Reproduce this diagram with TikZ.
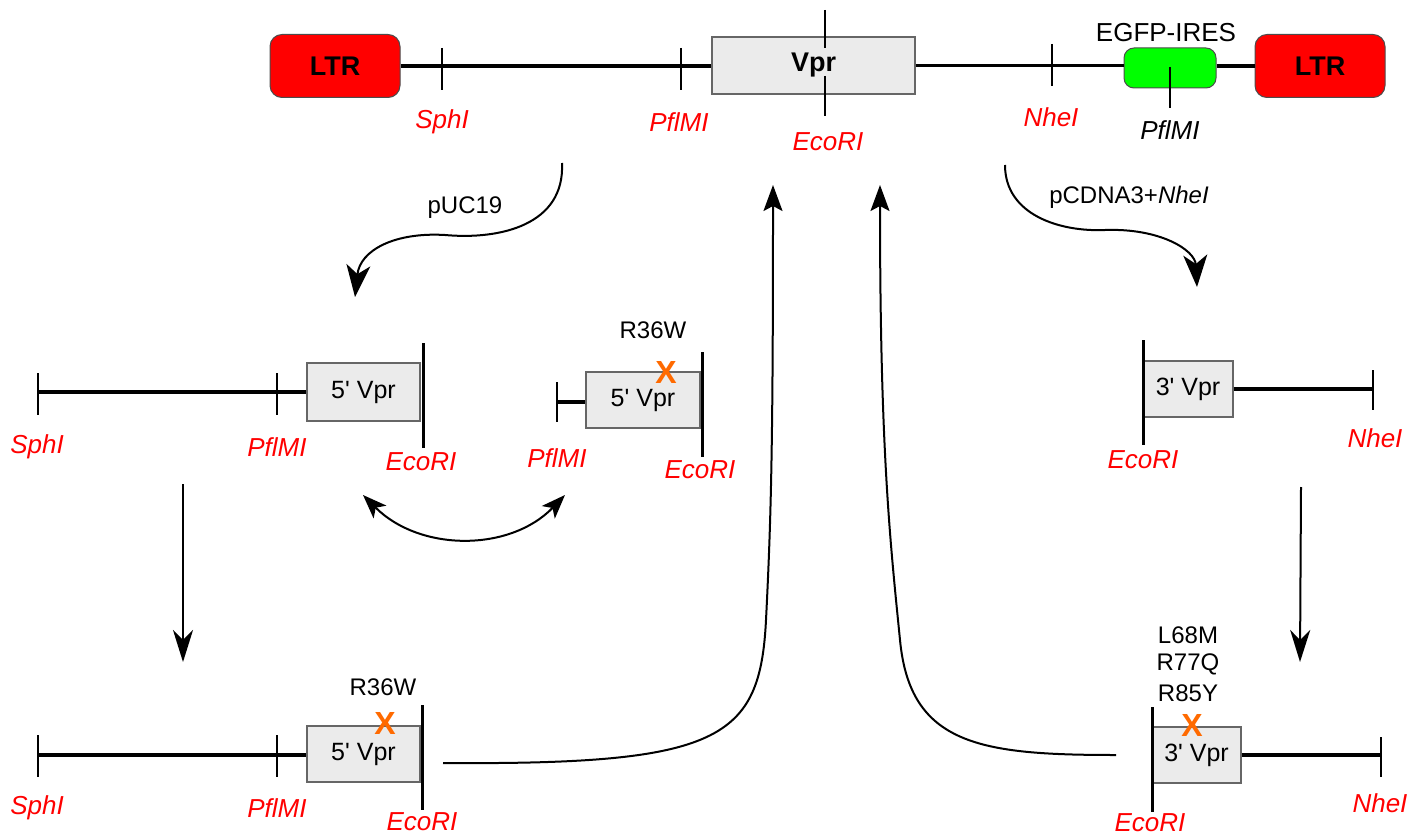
\documentclass[tikz,border=0pt]{standalone}
\usepackage{fontspec}
\setmainfont{Liberation Sans}
\usetikzlibrary{arrows.meta}
\definecolor{boxgray}{HTML}{EBEBEB}
\definecolor{ltrred}{HTML}{FF0000}
\definecolor{egfpgreen}{HTML}{00FF00}
\definecolor{xorange}{HTML}{FF6A00}
\begin{document}
\begin{tikzpicture}[x=1pt,y=-1pt,
  dna/.style={line width=3.5pt},
  site/.style={line width=2.5pt},
  ecosite/.style={line width=3pt},
  conn/.style={line width=2pt},
  fragbox/.style={draw=black!60, fill=boxgray, line width=1.2pt, inner sep=0pt,
      minimum height=57pt, font=\fontsize{25}{29}\selectfont},
  ltrbox/.style={draw=black!70, fill=ltrred, rounded corners=12pt, line width=1pt,
      minimum width=130pt, minimum height=63pt, font=\fontsize{27}{32}\selectfont\bfseries},
  lbl/.style={text=red, inner sep=0pt, font=\fontsize{26}{30}\selectfont\itshape},
  txt/.style={inner sep=0pt, font=\fontsize{24}{28}\selectfont},
  xmark/.style={inner sep=0pt, text=xorange, font=\fontsize{32}{36}\selectfont\bfseries},
  bigtip/.style={-{Stealth[length=26pt,width=19pt,inset=5pt]}},
  downtip/.style={-{Stealth[length=32pt,width=20pt,inset=10pt]}},
  curltip/.style={-{Stealth[length=32pt,width=24pt,inset=9pt]}},
  bothtip/.style={{Stealth[length=24pt,width=18pt,inset=6pt]}-{Stealth[length=24pt,width=18pt,inset=6pt]}}
]
\useasboundingbox (0,0) rectangle (1421,837);

% ---------------- top construct ----------------
\node[ltrbox] (ltrL) at (335,66) {LTR};
\node[ltrbox] (ltrR) at (1320,66) {LTR};
\node[fragbox, minimum width=203pt, font=\fontsize{27}{32}\selectfont\bfseries] (vpr) at (813.5,65.5) {Vpr};
\node[draw=black!70, fill=egfpgreen, rounded corners=10pt, line width=1pt,
      minimum width=92pt, minimum height=40pt] (egfp) at (1170,68) {};
\draw[dna] (ltrL.east) -- (ltrL.east -| vpr.west);
\draw[dna] (vpr.east) -- (vpr.east -| egfp.west);
\draw[dna] (egfp.east |- ltrR.west) -- (ltrR.west);

\draw[site] (442,48) -- (442,90);
\draw[site] (681,48) -- (681,90);
\draw[site] (825,10) -- (825,48);
\draw[site] (825,76) -- (825,116);
\draw[site] (1052,44) -- (1052,86);
\draw[site] (1170,67) -- (1170,108);

\node[lbl] (tSph) at (442,122) {SphI};
\node[lbl] (tPfl) at (679,122) {PflMI};
\node[lbl] (tEco) at (828,142) {EcoRI};
\node[lbl] (tNhe) at (1051,117) {NheI};
\node[lbl, text=black] (tPfl2) at (1170,130) {PflMI};
\node[txt, font=\fontsize{26}{30}\selectfont] (tEgfp) at (1166,33) {EGFP-IRES};

% ---------------- middle left construct ----------------
\node[fragbox, minimum width=113pt, minimum height=58pt] (ml) at (363.5,392) {5\textquotesingle\ Vpr};
\coordinate (mlS) at (38,392);
\draw[dna] (mlS) -- (ml.west);
\draw[site] (38,373) -- (38,415);
\draw[site] (277,373) -- (277,415);
\draw[ecosite] (423,343) -- (423,448);
\node[lbl] (mlSph) at (37,447) {SphI};
\node[lbl] (mlPfl) at (277,447) {PflMI};
\node[lbl] (mlEco) at (421,462) {EcoRI};

% ---------------- middle R36W construct ----------------
\node[fragbox, minimum width=114pt, minimum height=56pt] (mr) at (643,400) {5\textquotesingle\ Vpr};
\coordinate (mrP) at (557,402);
\draw[dna] (mrP) -- (mrP -| mr.west);
\draw[site] (557,382) -- (557,422);
\draw[ecosite] (702,352) -- (702,457);
\node[xmark] (mrX) at (666,372) {X};
\node[txt] (mrMut) at (653,330) {R36W};
\node[lbl] (mrPfl) at (557,458) {PflMI};
\node[lbl] (mrEco) at (700,470) {EcoRI};

% ---------------- right middle construct ----------------
\node[fragbox, minimum width=90pt, minimum height=56pt] (rm) at (1188,389) {3\textquotesingle\ Vpr};
\coordinate (rmN) at (1373,389);
\draw[dna] (rm.east) -- (rmN);
\draw[site] (1373,370) -- (1373,410);
\draw[ecosite] (1143,340) -- (1143,445);
\node[lbl] (rmEco) at (1143,460) {EcoRI};
\node[lbl] (rmNhe) at (1375,438) {NheI};

% ---------------- bottom left construct ----------------
\node[fragbox, minimum width=113pt, minimum height=56pt] (bl) at (363.5,754) {5\textquotesingle\ Vpr};
\coordinate (blS) at (38,755);
\draw[dna] (blS) -- (blS -| bl.west);
\draw[site] (38,735) -- (38,777);
\draw[site] (277,735) -- (277,777);
\draw[ecosite] (422,705) -- (422,810);
\node[xmark] (blX) at (385,723) {X};
\node[txt] (blMut) at (383,687) {R36W};
\node[lbl] (blSph) at (37,808) {SphI};
\node[lbl] (blPfl) at (277,808) {PflMI};
\node[lbl] (blEco) at (422,822) {EcoRI};

% ---------------- bottom right construct ----------------
\node[fragbox, minimum width=89pt, minimum height=56pt] (br) at (1196.5,755) {3\textquotesingle\ Vpr};
\coordinate (brN) at (1381,755);
\draw[dna] (br.east) -- (brN);
\draw[site] (1381,737) -- (1381,777);
\draw[ecosite] (1152,707) -- (1152,812);
\node[xmark] (brX) at (1192,725) {X};
\node[txt] (brM1) at (1188,635) {L68M};
\node[txt] (brM2) at (1188,664) {R77Q};
\node[txt] (brM3) at (1188,693) {R85Y};
\node[lbl] (brEco) at (1150,823) {EcoRI};
\node[lbl] (brNhe) at (1380,803) {NheI};

% ---------------- connectors ----------------
\coordinate (cu1s) at (562,163);
\coordinate (cu1e) at (355,297);
\draw[conn, curltip] (cu1s) .. controls (565,225) and (500,240) .. (445,235)
      .. controls (395,232) and (360,250) .. (cu1e);
\node[txt] (lpuc) at (465,208) {pUC19};

\coordinate (cu2s) at (1005,165);
\coordinate (cu2e) at (1197,287);
\draw[conn, curltip] (cu2s) .. controls (1005,215) and (1060,232) .. (1105,230)
      .. controls (1160,228) and (1195,250) .. (cu2e);
\node[txt] (lpc) at (1129,197) {pCDNA3+\textit{NheI}};

\coordinate (dbl1) at (363,495);
\coordinate (dbl2) at (565,495);
\draw[conn, bothtip] (dbl1) .. controls (420,552) and (510,552) .. (dbl2);

\coordinate (dl1) at (183,484);
\coordinate (dl2) at (183,662);
\draw[conn, downtip] (dl1) -- (dl2);
\coordinate (dr1) at (1301,487);
\coordinate (dr2) at (1300,662);
\draw[conn, downtip] (dr1) -- (dr2);

\coordinate (bg1s) at (443,763);
\coordinate (bg1e) at (773,185);
\draw[conn, bigtip] (bg1s) .. controls (720,765) and (760,740) .. (766,620)
      .. controls (771,520) and (773,450) .. (bg1e);

\coordinate (bg2s) at (1116,755);
\coordinate (bg2e) at (880,185);
\draw[conn, bigtip] (bg2s) .. controls (980,755) and (910,745) .. (900,640)
      .. controls (890,540) and (880,450) .. (bg2e);
\end{tikzpicture}
\end{document}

....

• Goal:
The data should be printed again unchanged; leave its pictures out.

• Output of the exercise:
Reproduce this diagram with TikZ.
\documentclass[tikz,border=0pt]{standalone}
\usepackage{fontspec}
\setmainfont{Liberation Sans}
\usetikzlibrary{arrows.meta}
\definecolor{boxgray}{HTML}{EBEBEB}
\definecolor{ltrred}{HTML}{FF0000}
\definecolor{egfpgreen}{HTML}{00FF00}
\definecolor{xorange}{HTML}{FF6A00}
\begin{document}
\begin{tikzpicture}[x=1pt,y=-1pt,
  dna/.style={line width=3.5pt},
  site/.style={line width=2.5pt},
  ecosite/.style={line width=3pt},
  conn/.style={line width=2pt},
  fragbox/.style={draw=black!60, fill=boxgray, line width=1.2pt, inner sep=0pt,
      minimum height=57pt, font=\fontsize{25}{29}\selectfont},
  ltrbox/.style={draw=black!70, fill=ltrred, rounded corners=12pt, line width=1pt,
      minimum width=130pt, minimum height=63pt, font=\fontsize{27}{32}\selectfont\bfseries},
  lbl/.style={text=red, inner sep=0pt, font=\fontsize{26}{30}\selectfont\itshape},
  txt/.style={inner sep=0pt, font=\fontsize{24}{28}\selectfont},
  xmark/.style={inner sep=0pt, text=xorange, font=\fontsize{32}{36}\selectfont\bfseries},
  bigtip/.style={-{Stealth[length=26pt,width=19pt,inset=5pt]}},
  downtip/.style={-{Stealth[length=32pt,width=20pt,inset=10pt]}},
  curltip/.style={-{Stealth[length=32pt,width=24pt,inset=9pt]}},
  bothtip/.style={{Stealth[length=24pt,width=18pt,inset=6pt]}-{Stealth[length=24pt,width=18pt,inset=6pt]}}
]
\useasboundingbox (0,0) rectangle (1421,837);

% ---------------- top construct ----------------
\node[ltrbox] (ltrL) at (335,66) {LTR};
\node[ltrbox] (ltrR) at (1320,66) {LTR};
\node[fragbox, minimum width=203pt, font=\fontsize{27}{32}\selectfont\bfseries] (vpr) at (813.5,65.5) {Vpr};
\node[draw=black!70, fill=egfpgreen, rounded corners=10pt, line width=1pt,
      minimum width=92pt, minimum height=40pt] (egfp) at (1170,68) {};
\draw[dna] (ltrL.east) -- (ltrL.east -| vpr.west);
\draw[dna] (vpr.east) -- (vpr.east -| egfp.west);
\draw[dna] (egfp.east |- ltrR.west) -- (ltrR.west);

\draw[site] (442,48) -- (442,90);
\draw[site] (681,48) -- (681,90);
\draw[site] (825,10) -- (825,48);
\draw[site] (825,76) -- (825,116);
\draw[site] (1052,44) -- (1052,86);
\draw[site] (1170,67) -- (1170,108);

\node[lbl] (tSph) at (442,122) {SphI};
\node[lbl] (tPfl) at (679,122) {PflMI};
\node[lbl] (tEco) at (828,142) {EcoRI};
\node[lbl] (tNhe) at (1051,117) {NheI};
\node[lbl, text=black] (tPfl2) at (1170,130) {PflMI};
\node[txt, font=\fontsize{26}{30}\selectfont] (tEgfp) at (1166,33) {EGFP-IRES};

% ---------------- middle left construct ----------------
\node[fragbox, minimum width=113pt, minimum height=58pt] (ml) at (363.5,392) {5\textquotesingle\ Vpr};
\coordinate (mlS) at (38,392);
\draw[dna] (mlS) -- (ml.west);
\draw[site] (38,373) -- (38,415);
\draw[site] (277,373) -- (277,415);
\draw[ecosite] (423,343) -- (423,448);
\node[lbl] (mlSph) at (37,447) {SphI};
\node[lbl] (mlPfl) at (277,447) {PflMI};
\node[lbl] (mlEco) at (421,462) {EcoRI};

% ---------------- middle R36W construct ----------------
\node[fragbox, minimum width=114pt, minimum height=56pt] (mr) at (643,400) {5\textquotesingle\ Vpr};
\coordinate (mrP) at (557,402);
\draw[dna] (mrP) -- (mrP -| mr.west);
\draw[site] (557,382) -- (557,422);
\draw[ecosite] (702,352) -- (702,457);
\node[xmark] (mrX) at (666,372) {X};
\node[txt] (mrMut) at (653,330) {R36W};
\node[lbl] (mrPfl) at (557,458) {PflMI};
\node[lbl] (mrEco) at (700,470) {EcoRI};

% ---------------- right middle construct ----------------
\node[fragbox, minimum width=90pt, minimum height=56pt] (rm) at (1188,389) {3\textquotesingle\ Vpr};
\coordinate (rmN) at (1373,389);
\draw[dna] (rm.east) -- (rmN);
\draw[site] (1373,370) -- (1373,410);
\draw[ecosite] (1143,340) -- (1143,445);
\node[lbl] (rmEco) at (1143,460) {EcoRI};
\node[lbl] (rmNhe) at (1375,438) {NheI};

% ---------------- bottom left construct ----------------
\node[fragbox, minimum width=113pt, minimum height=56pt] (bl) at (363.5,754) {5\textquotesingle\ Vpr};
\coordinate (blS) at (38,755);
\draw[dna] (blS) -- (blS -| bl.west);
\draw[site] (38,735) -- (38,777);
\draw[site] (277,735) -- (277,777);
\draw[ecosite] (422,705) -- (422,810);
\node[xmark] (blX) at (385,723) {X};
\node[txt] (blMut) at (383,687) {R36W};
\node[lbl] (blSph) at (37,808) {SphI};
\node[lbl] (blPfl) at (277,808) {PflMI};
\node[lbl] (blEco) at (422,822) {EcoRI};

% ---------------- bottom right construct ----------------
\node[fragbox, minimum width=89pt, minimum height=56pt] (br) at (1196.5,755) {3\textquotesingle\ Vpr};
\coordinate (brN) at (1381,755);
\draw[dna] (br.east) -- (brN);
\draw[site] (1381,737) -- (1381,777);
\draw[ecosite] (1152,707) -- (1152,812);
\node[xmark] (brX) at (1192,725) {X};
\node[txt] (brM1) at (1188,635) {L68M};
\node[txt] (brM2) at (1188,664) {R77Q};
\node[txt] (brM3) at (1188,693) {R85Y};
\node[lbl] (brEco) at (1150,823) {EcoRI};
\node[lbl] (brNhe) at (1380,803) {NheI};

% ---------------- connectors ----------------
\coordinate (cu1s) at (562,163);
\coordinate (cu1e) at (355,297);
\draw[conn, curltip] (cu1s) .. controls (565,225) and (500,240) .. (445,235)
      .. controls (395,232) and (360,250) .. (cu1e);
\node[txt] (lpuc) at (465,208) {pUC19};

\coordinate (cu2s) at (1005,165);
\coordinate (cu2e) at (1197,287);
\draw[conn, curltip] (cu2s) .. controls (1005,215) and (1060,232) .. (1105,230)
      .. controls (1160,228) and (1195,250) .. (cu2e);
\node[txt] (lpc) at (1129,197) {pCDNA3+\textit{NheI}};

\coordinate (dbl1) at (363,495);
\coordinate (dbl2) at (565,495);
\draw[conn, bothtip] (dbl1) .. controls (420,552) and (510,552) .. (dbl2);

\coordinate (dl1) at (183,484);
\coordinate (dl2) at (183,662);
\draw[conn, downtip] (dl1) -- (dl2);
\coordinate (dr1) at (1301,487);
\coordinate (dr2) at (1300,662);
\draw[conn, downtip] (dr1) -- (dr2);

\coordinate (bg1s) at (443,763);
\coordinate (bg1e) at (773,185);
\draw[conn, bigtip] (bg1s) .. controls (720,765) and (760,740) .. (766,620)
      .. controls (771,520) and (773,450) .. (bg1e);

\coordinate (bg2s) at (1116,755);
\coordinate (bg2e) at (880,185);
\draw[conn, bigtip] (bg2s) .. controls (980,755) and (910,745) .. (900,640)
      .. controls (890,540) and (880,450) .. (bg2e);
\end{tikzpicture}
\end{document}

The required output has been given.